Set problem
Reproduce the lines of the material exactly, excluding every image.

====================

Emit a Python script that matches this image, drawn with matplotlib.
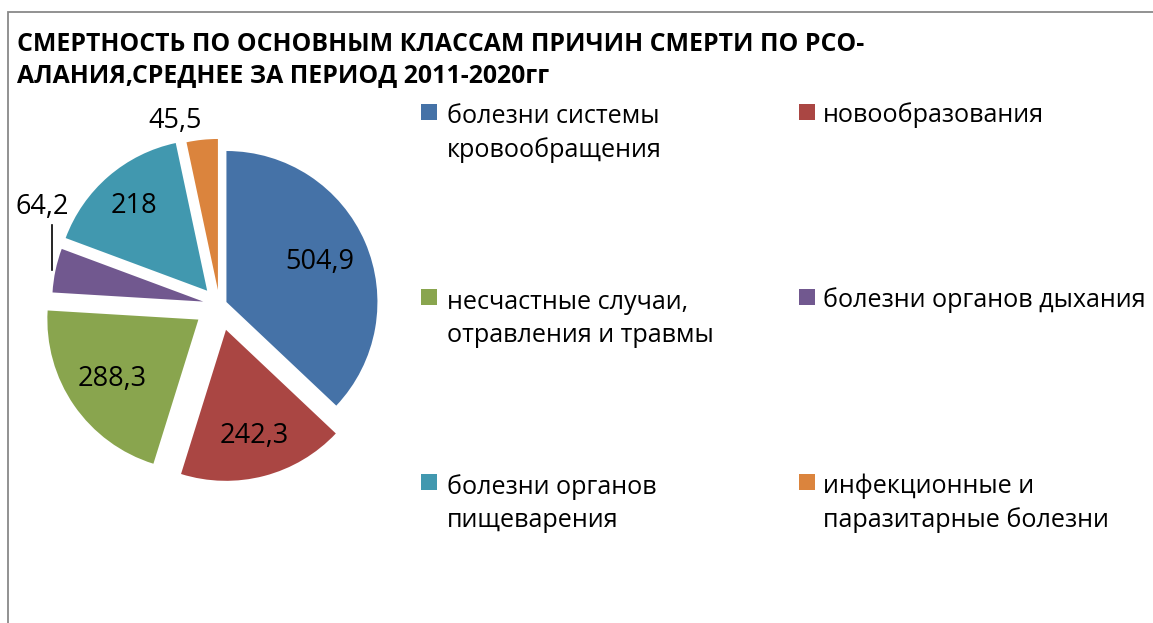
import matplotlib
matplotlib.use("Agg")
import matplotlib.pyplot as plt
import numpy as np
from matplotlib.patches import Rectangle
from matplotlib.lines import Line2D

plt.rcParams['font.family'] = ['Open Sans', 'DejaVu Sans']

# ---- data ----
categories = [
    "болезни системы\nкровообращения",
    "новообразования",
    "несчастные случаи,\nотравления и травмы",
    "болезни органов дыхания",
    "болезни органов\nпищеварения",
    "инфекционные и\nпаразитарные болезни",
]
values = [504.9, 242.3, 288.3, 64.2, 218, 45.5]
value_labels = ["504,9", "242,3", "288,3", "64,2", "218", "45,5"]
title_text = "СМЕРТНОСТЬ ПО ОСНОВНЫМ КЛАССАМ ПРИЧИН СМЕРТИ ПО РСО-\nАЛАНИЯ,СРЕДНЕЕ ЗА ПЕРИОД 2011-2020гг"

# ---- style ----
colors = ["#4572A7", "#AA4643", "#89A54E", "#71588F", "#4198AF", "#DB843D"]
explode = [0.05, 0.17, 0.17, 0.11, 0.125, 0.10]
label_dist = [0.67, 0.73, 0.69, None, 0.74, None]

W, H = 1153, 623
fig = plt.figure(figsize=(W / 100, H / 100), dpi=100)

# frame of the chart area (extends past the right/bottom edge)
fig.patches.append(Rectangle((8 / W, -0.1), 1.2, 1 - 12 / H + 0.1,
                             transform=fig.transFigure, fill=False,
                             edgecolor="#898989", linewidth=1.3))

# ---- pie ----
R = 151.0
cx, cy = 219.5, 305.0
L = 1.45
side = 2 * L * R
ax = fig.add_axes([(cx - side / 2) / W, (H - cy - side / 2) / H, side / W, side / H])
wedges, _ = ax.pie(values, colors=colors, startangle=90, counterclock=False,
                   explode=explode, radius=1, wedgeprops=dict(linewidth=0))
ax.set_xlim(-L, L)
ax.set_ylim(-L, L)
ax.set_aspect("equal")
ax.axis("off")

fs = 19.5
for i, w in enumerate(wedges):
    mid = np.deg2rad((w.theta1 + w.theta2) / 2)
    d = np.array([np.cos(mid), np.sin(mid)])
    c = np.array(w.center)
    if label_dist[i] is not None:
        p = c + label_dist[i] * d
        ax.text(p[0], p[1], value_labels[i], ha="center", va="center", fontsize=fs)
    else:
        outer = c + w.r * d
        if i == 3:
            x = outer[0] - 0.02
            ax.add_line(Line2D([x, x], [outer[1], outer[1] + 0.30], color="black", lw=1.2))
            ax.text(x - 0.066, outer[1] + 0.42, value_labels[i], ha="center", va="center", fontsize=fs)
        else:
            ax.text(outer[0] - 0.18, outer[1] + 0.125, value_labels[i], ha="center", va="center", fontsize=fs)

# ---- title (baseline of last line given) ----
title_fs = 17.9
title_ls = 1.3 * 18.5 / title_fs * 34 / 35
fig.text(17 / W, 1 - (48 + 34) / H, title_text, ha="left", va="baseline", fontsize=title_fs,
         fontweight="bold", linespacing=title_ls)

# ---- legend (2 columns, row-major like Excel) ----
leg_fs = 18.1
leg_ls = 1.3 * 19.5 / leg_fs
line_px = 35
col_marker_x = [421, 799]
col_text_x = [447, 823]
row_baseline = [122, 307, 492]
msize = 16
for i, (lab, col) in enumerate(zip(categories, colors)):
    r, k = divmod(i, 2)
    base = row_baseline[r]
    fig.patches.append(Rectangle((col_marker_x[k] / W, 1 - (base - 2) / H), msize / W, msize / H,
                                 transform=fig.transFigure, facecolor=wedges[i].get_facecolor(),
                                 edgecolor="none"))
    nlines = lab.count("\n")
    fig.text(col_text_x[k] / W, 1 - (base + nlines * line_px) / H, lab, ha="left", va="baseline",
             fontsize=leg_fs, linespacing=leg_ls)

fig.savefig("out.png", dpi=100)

====================

Result of this task
Emit a Python script that matches this image, drawn with matplotlib.
import matplotlib
matplotlib.use("Agg")
import matplotlib.pyplot as plt
import numpy as np
from matplotlib.patches import Rectangle
from matplotlib.lines import Line2D

plt.rcParams['font.family'] = ['Open Sans', 'DejaVu Sans']

# ---- data ----
categories = [
    "болезни системы\nкровообращения",
    "новообразования",
    "несчастные случаи,\nотравления и травмы",
    "болезни органов дыхания",
    "болезни органов\nпищеварения",
    "инфекционные и\nпаразитарные болезни",
]
values = [504.9, 242.3, 288.3, 64.2, 218, 45.5]
value_labels = ["504,9", "242,3", "288,3", "64,2", "218", "45,5"]
title_text = "СМЕРТНОСТЬ ПО ОСНОВНЫМ КЛАССАМ ПРИЧИН СМЕРТИ ПО РСО-\nАЛАНИЯ,СРЕДНЕЕ ЗА ПЕРИОД 2011-2020гг"

# ---- style ----
colors = ["#4572A7", "#AA4643", "#89A54E", "#71588F", "#4198AF", "#DB843D"]
explode = [0.05, 0.17, 0.17, 0.11, 0.125, 0.10]
label_dist = [0.67, 0.73, 0.69, None, 0.74, None]

W, H = 1153, 623
fig = plt.figure(figsize=(W / 100, H / 100), dpi=100)

# frame of the chart area (extends past the right/bottom edge)
fig.patches.append(Rectangle((8 / W, -0.1), 1.2, 1 - 12 / H + 0.1,
                             transform=fig.transFigure, fill=False,
                             edgecolor="#898989", linewidth=1.3))

# ---- pie ----
R = 151.0
cx, cy = 219.5, 305.0
L = 1.45
side = 2 * L * R
ax = fig.add_axes([(cx - side / 2) / W, (H - cy - side / 2) / H, side / W, side / H])
wedges, _ = ax.pie(values, colors=colors, startangle=90, counterclock=False,
                   explode=explode, radius=1, wedgeprops=dict(linewidth=0))
ax.set_xlim(-L, L)
ax.set_ylim(-L, L)
ax.set_aspect("equal")
ax.axis("off")

fs = 19.5
for i, w in enumerate(wedges):
    mid = np.deg2rad((w.theta1 + w.theta2) / 2)
    d = np.array([np.cos(mid), np.sin(mid)])
    c = np.array(w.center)
    if label_dist[i] is not None:
        p = c + label_dist[i] * d
        ax.text(p[0], p[1], value_labels[i], ha="center", va="center", fontsize=fs)
    else:
        outer = c + w.r * d
        if i == 3:
            x = outer[0] - 0.02
            ax.add_line(Line2D([x, x], [outer[1], outer[1] + 0.30], color="black", lw=1.2))
            ax.text(x - 0.066, outer[1] + 0.42, value_labels[i], ha="center", va="center", fontsize=fs)
        else:
            ax.text(outer[0] - 0.18, outer[1] + 0.125, value_labels[i], ha="center", va="center", fontsize=fs)

# ---- title (baseline of last line given) ----
title_fs = 17.9
title_ls = 1.3 * 18.5 / title_fs * 34 / 35
fig.text(17 / W, 1 - (48 + 34) / H, title_text, ha="left", va="baseline", fontsize=title_fs,
         fontweight="bold", linespacing=title_ls)

# ---- legend (2 columns, row-major like Excel) ----
leg_fs = 18.1
leg_ls = 1.3 * 19.5 / leg_fs
line_px = 35
col_marker_x = [421, 799]
col_text_x = [447, 823]
row_baseline = [122, 307, 492]
msize = 16
for i, (lab, col) in enumerate(zip(categories, colors)):
    r, k = divmod(i, 2)
    base = row_baseline[r]
    fig.patches.append(Rectangle((col_marker_x[k] / W, 1 - (base - 2) / H), msize / W, msize / H,
                                 transform=fig.transFigure, facecolor=wedges[i].get_facecolor(),
                                 edgecolor="none"))
    nlines = lab.count("\n")
    fig.text(col_text_x[k] / W, 1 - (base + nlines * line_px) / H, lab, ha="left", va="baseline",
             fontsize=leg_fs, linespacing=leg_ls)

fig.savefig("out.png", dpi=100)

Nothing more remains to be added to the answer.